A côté de celle de l'ex socialiste, l’affiche de Nathalie Arthaud fait bien pâle impression, malgré le rouge envahissant. Le degré zéro du slogan politique est atteint : « Une candidate communiste à l’élection présidentielle », rien que ça ! Sa stratégie électorale se limite à tenter de choper quelques électeurs à l’OVNI Mélenchon, alors elle rappelle sa chapelle idéologique pour ceux qui n’auraient pas associé sa bouille et la couleur choisie au bon parti. Comble de la précision, elle indique pour quelle élection elle se présente : il ne faudrait surtout pas que ses rares soutiens attendent les législatives, voire les municipales, pour lui apporter leur voix. Là, au moins, on ne va pas s’échauffer les neurones en exégèses de la communication.

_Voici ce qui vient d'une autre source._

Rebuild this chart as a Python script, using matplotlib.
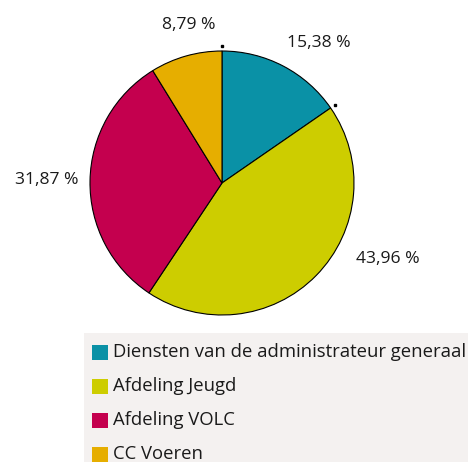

Cela inciterait presque à prendre nos vacances printanières avec Éva Joly. La mine rayonnante, la tenue mi-saison, les lunettes fraîchement ôtées pour nous fixer sans détour et sans obstacle, elle nous invite à ce choix radical, celui… du tournesol ! Une France héliotrope, voilà qui pourrait être un remède à la crise…

Après les affiches, j’attends, la plume aiguisée, les programmes imprimés de chacun, pour s’amuser un peu comme en 2007, avant l’isoloir fatal et cinq ans d’épreuves. La tasse pour tout le monde. Santé !

Marianne dans les marais démocratiques.